Find the sum of all 4-digit numbers formed by using digits 0, 2, 3, 5 without repetition

There is a similar question in this site and Eric Tressler has provided a clear method to solve such questions. I have solved this question usingthe same approach and answer I got is $64440$

Today, came across a general formula in careerbless.(attaching it here) According to this formula, I could solve this question as

$(4-1)!(0+2+3+5)(1111) - (4-2)!(0+2+3+5)(111)\\ =3!×10×1111-2!×10×111\\=64440$

Will this can formula be true in all cases where we find sum of all the n digit numbers formed by using n digit digits in which one digit is zero?
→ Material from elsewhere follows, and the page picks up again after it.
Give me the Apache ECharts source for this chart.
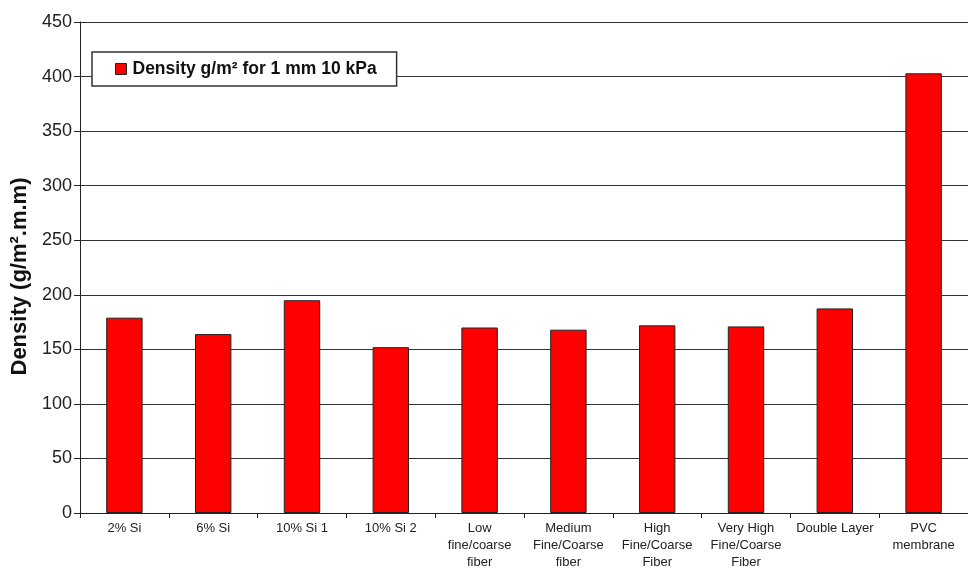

• It will only work where the given digits are all different, so in particular for $n\le10$. – almagest Jun 9 '16 at 13:18
• @I guess, given digits must be different, which is anyway given in the formula. (n distinct digits). Also when we takes a digit, we refer to 0-9 only right? – Kiran Jun 9 '16 at 13:20

Yes, it will work, but I would not suggest memorizing it. It is good to understand where it comes from. Let us start with the case that you have $n$ different digits, none of which are zero, and ask for the sum of all the $n$ digit numbers you can form. There are $n!$ numbers, one for each order of the digits. A specific digit $a$ appears in each position $(n-1)!$ times, so if we sum up its contribution we get $a \times (n-1)! \times (111\dots n \text{ times})$ Then summing over the digits gives the first term in your formula. Then if one of the digits is $0$, we need to account for the fact that we do not consider numbers starting with $0$ to be $n$ digit numbers. The sum of all the numbers starting with $0$ is the sum of the $n-1$ digit numbers formed from the remaining $n-1$ digits. We use the same formula as before, but decrease $n$ by $1$ and get the subtraction term.
$n$ distinct digits form a $[n\;\; columns\times n!\;\;rows]$ phalanx,
and each column repeats each digit $\dfrac{n!}{n}$ times,
thus $\;\;\dfrac{n!}{n}\times\left[\text{ sum of digits}\right]\times[10^0 + 10^1 + ...10^{n-1}]$